In the immediate aftermath of the Second Lebanon War, Hallinan wrote an article on September 1, 2006 entitled, "The Aftermath of  Lebanon : Myths and Dark Plans."  He bandies the word, “illusion,” all over the place as a rhetorical weapon as though this one word can substitute for serious analysis.  One core “illusion,” according to Hallinan, is that Hizbollah is a front for Syria or Iran.  This is an illusion?  Then where did all those Syrian, Iranian, and Russian missiles come from, jihadi Paradise?  And what about motive?   Syria is aggrieved at Israel for holding on to the Golan Heights and Iran is aggrieved at Israel for simply existing.  According to the millennial views of Iran’s president and many of the mullahs, the 12th Imam (messiah) will not come until Israel is destroyed.  If Hizbollah were acting on behalf of Lebanon it would not have attacked Israel, since Lebanon has no separate argument.  After all, Israel did not occupy one square inch of Lebanon at the time of the Second Lebanon War.  In fact, Israel occupied Southern Lebanon until 1990 precisely because of its fear that Hizbollah would threaten its peaceful northern border if it left.  It took a courageous gamble on the part of then prime minister, Ehud Barak, to leave Southern Lebanon.  However, as many had warned, Hizbollah immediately moved into the vacuum, built a hardened military infrastructure under the very noses of a token and impotent UN force, and in the fullness of time, launched attacks on Israel, making the Second Lebanon War an inevitability.  If that were not bad enough, the Palestinians used Hizbollah’s “success” in dislodging Israel from Lebanon in 1990 as a model for their violent second intifada, and Hamas in particular used Hizbollah as its role model in its arms build up, leading to the recent Gaza War. 

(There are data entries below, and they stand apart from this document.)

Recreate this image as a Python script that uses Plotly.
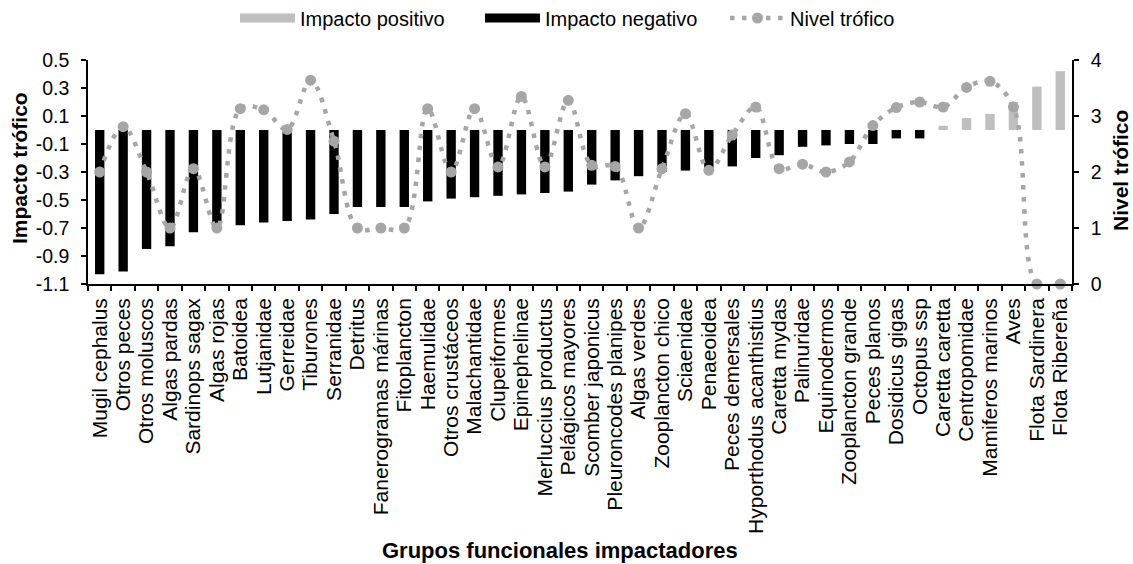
import plotly.graph_objects as go

categorias = [
    "Mugil cephalus", "Otros peces", "Otros moluscos", "Algas pardas", "Sardinops sagax",
    "Algas rojas", "Batoidea", "Lutjanidae", "Gerreidae", "Tiburones", "Serranidae",
    "Detritus", "Fanerogramas márinas", "Fitoplancton", "Haemulidae", "Otros crustáceos",
    "Malachantidae", "Clupeiformes", "Epinephelinae", "Merluccius productus",
    "Pelágicos mayores", "Scomber japonicus", "Pleuroncodes planipes", "Algas verdes",
    "Zooplancton chico", "Sciaenidae", "Penaeoidea", "Peces demersales",
    "Hyporthodus acanthistius", "Caretta mydas", "Palinuridae", "Equinodermos",
    "Zooplancton grande", "Peces planos", "Dosidicus gigas", "Octopus ssp",
    "Caretta caretta", "Centropomidae", "Mamiferos marinos", "Aves",
    "Flota Sardinera", "Flota Ribereña",
]

impacto_negativo = [
    -1.03, -1.01, -0.85, -0.83, -0.73, -0.67, -0.68, -0.66, -0.65, -0.64, -0.60,
    -0.55, -0.55, -0.55, -0.51, -0.49, -0.48, -0.47, -0.46, -0.45, -0.44,
    -0.39, -0.36, -0.33, -0.30, -0.29, -0.27, -0.26, -0.20, -0.18, -0.12,
    -0.11, -0.10, -0.10, -0.06, -0.06,
    None, None, None, None, None, None,
]

impacto_positivo = [None] * 36 + [0.03, 0.085, 0.115, 0.20, 0.31, 0.42]

nivel_trofico = [
    2.00, 2.81, 2.00, 1.00, 2.06, 1.00, 3.13, 3.11, 2.76, 3.64, 2.55,
    1.00, 1.00, 1.00, 3.13, 2.00, 3.13, 2.09, 3.35, 2.09, 3.28,
    2.12, 2.10, 1.00, 2.06, 3.04, 2.03, 2.66, 3.16, 2.06, 2.14,
    2.00, 2.18, 2.83, 3.15, 3.25, 3.16, 3.51, 3.62, 3.16, 0.00, 0.00,
]

ticks_izq = [-1.1, -0.9, -0.7, -0.5, -0.3, -0.1, 0.1, 0.3, 0.5]
ticks_izq_texto = ["-1.1", "-0.9", "-0.7", "-0.5", "-0.3", "-0.1", "0.1", "0.3", "0.5"]
ticks_der = [0, 1, 2, 3, 4]

FONT = "Liberation Sans, Arial, sans-serif"
GRIS_POS = "#BFBFBF"
GRIS_LINEA = "#A6A6A6"

fig = go.Figure()

fig.add_trace(go.Bar(x=categorias, y=impacto_negativo, marker_color="black",
                     marker_line_width=0, showlegend=False, name="Impacto negativo"))
fig.add_trace(go.Bar(x=categorias, y=impacto_positivo, marker_color=GRIS_POS,
                     marker_line_width=0, showlegend=False, name="Impacto positivo"))
fig.add_trace(go.Scatter(
    x=categorias, y=nivel_trofico, yaxis="y2", mode="lines+markers",
    line=dict(color=GRIS_LINEA, width=4.5, dash="4.5px,7.5px", shape="spline", smoothing=1),
    marker=dict(size=11, color=GRIS_LINEA), showlegend=False, name="Nivel trófico",
    cliponaxis=False,
))

# legend entries
fig.add_trace(go.Scatter(x=[None], y=[None], mode="lines", name="Impacto positivo",
                         line=dict(color=GRIS_POS, width=9)))
fig.add_trace(go.Scatter(x=[None], y=[None], mode="lines", name="Impacto negativo",
                         line=dict(color="black", width=9)))
fig.add_trace(go.Scatter(x=[None], y=[None], mode="lines+markers", name="Nivel trófico",
                         line=dict(color=GRIS_LINEA, width=4.5, dash="4.5px,7.5px"),
                         marker=dict(size=11, color=GRIS_LINEA)))

axis_common = dict(showline=True, linecolor="black", linewidth=1.5, ticks="outside",
                   ticklen=5, tickwidth=1.5, tickcolor="black", showgrid=False,
                   zeroline=False)

# plot area in pixels: x 88..1072, y 60..284
PW, PH = 984.0, 224.0

fig.update_layout(
    width=1133, height=564,
    margin=dict(l=88, r=61, t=60, b=280),
    paper_bgcolor="white", plot_bgcolor="white",
    barmode="overlay", bargap=0.6,
    font=dict(family=FONT, color="black", size=20),
    xaxis=dict(type="category", tickmode="array", tickvals=categorias,
               range=[-0.5, len(categorias) - 0.5], autorange=False,
               tickson="boundaries", tickangle=-90, ticklabelstandoff=4,
               tickfont=dict(size=21), **axis_common),
    yaxis=dict(range=[-1.1, 0.5], tickvals=ticks_izq, ticktext=ticks_izq_texto,
               tickfont=dict(size=19.5), ticklabelstandoff=8, **axis_common),
    yaxis2=dict(range=[0, 4], tickvals=ticks_der, overlaying="y", side="right",
                tickfont=dict(size=19.5), ticklabelstandoff=8, **axis_common),
    legend=dict(orientation="h", x=235 / 1133, xanchor="left", xref="container",
                y=1 - 18 / 564, yanchor="middle", yref="container",
                font=dict(size=20), itemwidth=55, entrywidth=175, tracegroupgap=0,
                bgcolor="rgba(0,0,0,0)"),
    annotations=[
        dict(text="<b>Impacto trófico</b>", xref="paper", yref="paper",
             x=(19 - 88) / PW, y=(284 - 168) / PH, xanchor="center", yanchor="middle",
             textangle=-90, showarrow=False, font=dict(size=21)),
        dict(text="<b>Nivel trófico</b>", xref="paper", yref="paper",
             x=(1120 - 88) / PW, y=(284 - 171) / PH, xanchor="center", yanchor="middle",
             textangle=-90, showarrow=False, font=dict(size=21)),
        dict(text="<b>Grupos funcionales impactadores</b>", xref="paper", yref="paper",
             x=(560 - 88) / PW, y=(284 - 550) / PH, xanchor="center", yanchor="middle",
             showarrow=False, font=dict(size=22)),
    ],
)

fig.write_html("out.html", config={"displayModeBar": False},
               post_script="document.body.style.margin='0';"
               "document.body.style.overflow='hidden';")
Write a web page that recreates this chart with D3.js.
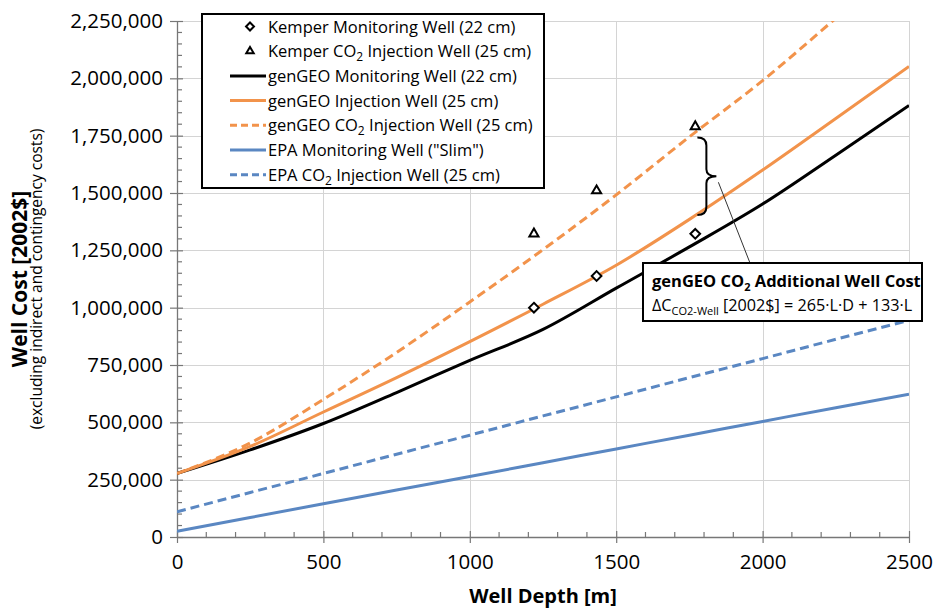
<!DOCTYPE html>
<html>
<head>
<meta charset="utf-8">
<script src="https://cdn.jsdelivr.net/npm/d3@7"></script>
<style>
  html, body { margin: 0; padding: 0; background: #fff; }
  svg { display: block; }
  text { font-family: "Open Sans", Lato, "Liberation Sans", sans-serif; fill: #000; }
</style>
</head>
<body>
<svg id="chart" width="935" height="610"></svg>
<script>
// Well depth grid [m] for the cost curves
const depthGrid = [0, 250, 500, 750, 1000, 1250, 1500, 1750, 2000, 2250, 2500];

// genGEO cost curves [2002$]
const genGeoMonitoring   = [277000, 380000, 495000, 630000, 770000, 905000, 1085000, 1265000, 1452000, 1665000, 1882000];
const genGeoInjection    = [277000, 395000, 545000, 695000, 852000, 1015000, 1185000, 1385000, 1600000, 1825000, 2052000];
const genGeoCO2Injection = [277000, 410000, 600000, 805000, 1025000, 1253000, 1492000, 1745000, 1990000, 2262000, 2540000];

// EPA cost curves [2002$]
const epaMonitoring   = [25000, 85000, 145000, 205000, 264000, 324000, 384000, 444000, 504000, 564000, 623000];
const epaCO2Injection = [110000, 194000, 277000, 361000, 444000, 528000, 611000, 695000, 778000, 862000, 945000];

// Kemper project wells
const kemperDepths     = [1219, 1433, 1770];
const kemperMonitoring = [1000000, 1138000, 1322000];
const kemperCO2        = [1322000, 1510000, 1790000];

// Axis ticks
const xTicks = [0, 500, 1000, 1500, 2000, 2500];
const yTicks = [0, 250000, 500000, 750000, 1000000, 1250000, 1500000, 1750000, 2000000, 2250000];

const orange = "#F2934B";
const blue = "#5A87C2";

const svg = d3.select("#chart");
const margin = { left: 177, right: 26, top: 21, bottom: 73 };
const W = 935, H = 610;

const x = d3.scaleLinear().domain([0, 2500]).range([margin.left, W - margin.right]);
const y = d3.scaleLinear().domain([0, 2250000]).range([H - margin.bottom, margin.top]);

svg.append("defs").append("clipPath").attr("id", "plotClip")
  .append("rect")
  .attr("x", x(0)).attr("y", y(2250000))
  .attr("width", x(2500) - x(0)).attr("height", y(0) - y(2250000));

// Gridlines
const grid = svg.append("g").attr("stroke", "#d4d4d4").attr("stroke-width", 1);
grid.selectAll("line.h").data(yTicks.filter(d => d > 0)).join("line")
  .attr("x1", x(0)).attr("x2", x(2500))
  .attr("y1", d => Math.round(y(d)) + 0.5).attr("y2", d => Math.round(y(d)) + 0.5);
grid.selectAll("line.v").data(xTicks.filter(d => d > 0)).join("line")
  .attr("y1", y(0)).attr("y2", y(2250000))
  .attr("x1", d => Math.round(x(d)) + 0.5).attr("x2", d => Math.round(x(d)) + 0.5);

// Axes
const axisColor = "#777";
const xAxis = svg.append("g").attr("transform", `translate(0,${y(0)})`)
  .call(d3.axisBottom(x).tickValues(xTicks).tickFormat(d3.format("d")).tickSizeInner(6).tickSizeOuter(0).tickPadding(11));
const yAxis = svg.append("g").attr("transform", `translate(${x(0)},0)`)
  .call(d3.axisLeft(y).tickValues(yTicks).tickFormat(d3.format(",")).tickSizeInner(7).tickSizeOuter(0).tickPadding(7));

[xAxis, yAxis].forEach(a => {
  a.select(".domain").attr("stroke", axisColor).attr("stroke-width", 1.3);
  a.selectAll(".tick line").attr("stroke", axisColor).attr("stroke-width", 1.2);
  a.selectAll(".tick text").attr("font-family", "'Open Sans', sans-serif").attr("font-size", 20.5).attr("fill", "#000");
});
// major ticks also poke inside the plot
xAxis.selectAll(".tick").append("line").attr("y1", 0).attr("y2", -6).attr("stroke", axisColor).attr("stroke-width", 1.2);
yAxis.selectAll(".tick").append("line").attr("x1", 0).attr("x2", 6).attr("stroke", axisColor).attr("stroke-width", 1.2);

// Minor ticks
const minorX = d3.range(100, 2500, 100).filter(d => d % 500 !== 0);
const minorY = d3.range(50000, 2250000, 50000).filter(d => d % 250000 !== 0);
svg.append("g").selectAll("line").data(minorX).join("line")
  .attr("x1", d => x(d)).attr("x2", d => x(d))
  .attr("y1", y(0)).attr("y2", y(0) - 5)
  .attr("stroke", axisColor).attr("stroke-width", 1.2);
svg.append("g").selectAll("line").data(minorY).join("line")
  .attr("x1", x(0)).attr("x2", x(0) + 5)
  .attr("y1", d => y(d)).attr("y2", d => y(d))
  .attr("stroke", axisColor).attr("stroke-width", 1.2);

// Axis titles
svg.append("text")
  .attr("x", (x(0) + x(2500)) / 2).attr("y", 603)
  .attr("text-anchor", "middle").attr("font-size", 20).attr("font-weight", "bold")
  .text("Well Depth [m]");
const yMid = (y(0) + y(2250000)) / 2;
svg.append("text")
  .attr("transform", `translate(27,${yMid}) rotate(-90)`)
  .attr("text-anchor", "middle").attr("font-size", 21).attr("font-weight", "bold")
  .text("Well Cost [2002$]");
svg.append("text")
  .attr("transform", `translate(42,${yMid}) rotate(-90)`)
  .attr("text-anchor", "middle").attr("font-size", 15.5)
  .text("(excluding indirect and contingency costs)");

// Cost curves
const series = [
  { values: epaMonitoring, color: blue, dash: null },
  { values: epaCO2Injection, color: blue, dash: "9,5" },
  { values: genGeoCO2Injection, color: orange, dash: "9,5" },
  { values: genGeoMonitoring, color: "#000", dash: null },
  { values: genGeoInjection, color: orange, dash: null }
];
const line = d3.line()
  .x(d => x(d[0])).y(d => y(d[1]))
  .curve(d3.curveMonotoneX);
const curves = svg.append("g").attr("clip-path", "url(#plotClip)");
series.forEach(s => {
  curves.append("path")
    .datum(depthGrid.map((d, i) => [d, s.values[i]]))
    .attr("d", line)
    .attr("fill", "none")
    .attr("stroke", s.color)
    .attr("stroke-width", 3)
    .attr("stroke-dasharray", s.dash);
});

// Kemper markers
const diamond = d3.symbol().type(d3.symbolDiamond2).size(60);
const triangle = d3.symbol().type(d3.symbolTriangle2).size(60);
svg.append("g").selectAll("path").data(kemperDepths).join("path")
  .attr("transform", (d, i) => `translate(${x(d)},${y(kemperMonitoring[i])})`)
  .attr("d", diamond).attr("fill", "#fff").attr("stroke", "#000").attr("stroke-width", 2);
svg.append("g").selectAll("path").data(kemperDepths).join("path")
  .attr("transform", (d, i) => `translate(${x(d)},${y(kemperCO2[i])})`)
  .attr("d", triangle).attr("fill", "#fff").attr("stroke", "#000").attr("stroke-width", 2);

// Brace marking the CO2 well cost increment at the deepest Kemper well
const braceX = x(1808), braceTop = y(1742000), braceBot = y(1404000);
const braceMid = (braceTop + braceBot) / 2;
svg.append("path")
  .attr("d", `M${braceX - 9},${braceTop} Q${braceX},${braceTop} ${braceX},${braceTop + 8}
              L${braceX},${braceMid - 7} Q${braceX},${braceMid} ${braceX + 10},${braceMid}
              Q${braceX},${braceMid} ${braceX},${braceMid + 7}
              L${braceX},${braceBot - 8} Q${braceX},${braceBot} ${braceX - 9},${braceBot}`)
  .attr("fill", "none").attr("stroke", "#000").attr("stroke-width", 2);
svg.append("line")
  .attr("x1", braceX + 12).attr("y1", braceMid + 6)
  .attr("x2", 750).attr("y2", 263)
  .attr("stroke", "#333").attr("stroke-width", 1);

// Annotation box
const ann = svg.append("g");
ann.append("rect").attr("x", 643).attr("y", 263).attr("width", 279).attr("height", 58)
  .attr("fill", "#fff").attr("stroke", "#000").attr("stroke-width", 2);
const t1 = ann.append("text").attr("x", 652).attr("y", 287)
  .attr("font-family", "Lato, sans-serif").attr("font-size", 16.5).attr("font-weight", "bold");
t1.append("tspan").text("genGEO CO");
t1.append("tspan").attr("font-size", 11).attr("dy", 4).text("2");
t1.append("tspan").attr("dy", -4).text(" Additional Well Cost");
const t2 = ann.append("text").attr("x", 652).attr("y", 311)
  .attr("font-family", "Lato, sans-serif").attr("font-size", 16.2);
t2.append("tspan").text("\u0394C");
t2.append("tspan").attr("font-size", 11).attr("dy", 4).text("CO2-Well");
t2.append("tspan").attr("dy", -4).text(" [2002$] = 265\u00B7L\u00B7D + 133\u00B7L");

// Legend
const legend = svg.append("g");
legend.append("rect").attr("x", 202).attr("y", 14).attr("width", 342).attr("height", 174)
  .attr("fill", "#fff").attr("stroke", "#000").attr("stroke-width", 2);
const legendItems = [
  { type: "diamond", label: ["Kemper Monitoring Well (22 cm)"] },
  { type: "triangle", label: ["Kemper CO", "2", " Injection Well (25 cm)"] },
  { type: "line", color: "#000", dash: null, label: ["genGEO Monitoring Well (22 cm)"] },
  { type: "line", color: orange, dash: null, label: ["genGEO Injection Well (25 cm)"] },
  { type: "line", color: orange, dash: "7,4", label: ["genGEO CO", "2", " Injection Well (25 cm)"] },
  { type: "line", color: blue, dash: null, label: ["EPA Monitoring Well (\"Slim\")"] },
  { type: "line", color: blue, dash: "7,4", label: ["EPA CO", "2", " Injection Well (25 cm)"] }
];
legendItems.forEach((it, i) => {
  const cy = 26.5 + i * 24.7;
  if (it.type === "diamond") {
    legend.append("path").attr("transform", `translate(250,${cy})`)
      .attr("d", d3.symbol().type(d3.symbolDiamond2).size(40)).attr("fill", "#fff").attr("stroke", "#000").attr("stroke-width", 2);
  } else if (it.type === "triangle") {
    legend.append("path").attr("transform", `translate(250,${cy})`)
      .attr("d", d3.symbol().type(d3.symbolTriangle2).size(40)).attr("fill", "#fff").attr("stroke", "#000").attr("stroke-width", 2);
  } else {
    legend.append("line").attr("x1", 230).attr("x2", 266).attr("y1", cy).attr("y2", cy)
      .attr("stroke", it.color).attr("stroke-width", 3).attr("stroke-dasharray", it.dash);
  }
  const t = legend.append("text").attr("x", 268).attr("y", cy + 6).attr("font-size", 16.5);
  t.append("tspan").text(it.label[0]);
  if (it.label.length > 1) {
    t.append("tspan").attr("font-size", 12).attr("dy", 4).text(it.label[1]);
    t.append("tspan").attr("dy", -4).text(it.label[2]);
  }
});
</script>
</body>
</html>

Hallinan suffers from chronic illusions himself.  Take for example his claims in this article that Hizbollah remained intact after the Lebanon War.  Errant nonsense.  Though perhaps not the IDF’s most brilliant campaign, Hizbollah’s entire infrastructure in Southern Lebanon was overrun and destroyed.  It lost most of its long range missiles and almost 1000 of its best fighters.  Its headquarters and bunkers in the Shiite suburbs of Beirut lay in ruins.  Much of their leadership was killed, and their supreme leader, Hassan Nazrallah, to this day, hides in some undisclosed  location, probably in the basement of the Iranian Embassy in Beirut.  He has only been seen on a small handful of occasions.  Hizbollah did not even raise a finger in the defense of Hamas in the recent Gaza War, knowing full well it would have been knocked silly if it had. For a similar loving and tender treatment of Hizbollah, complete with a gratuitous and off topic swipe at Israel of course, see Hallinan’s column in the July 2, 2009 issue of the Berkeley Daily Planet.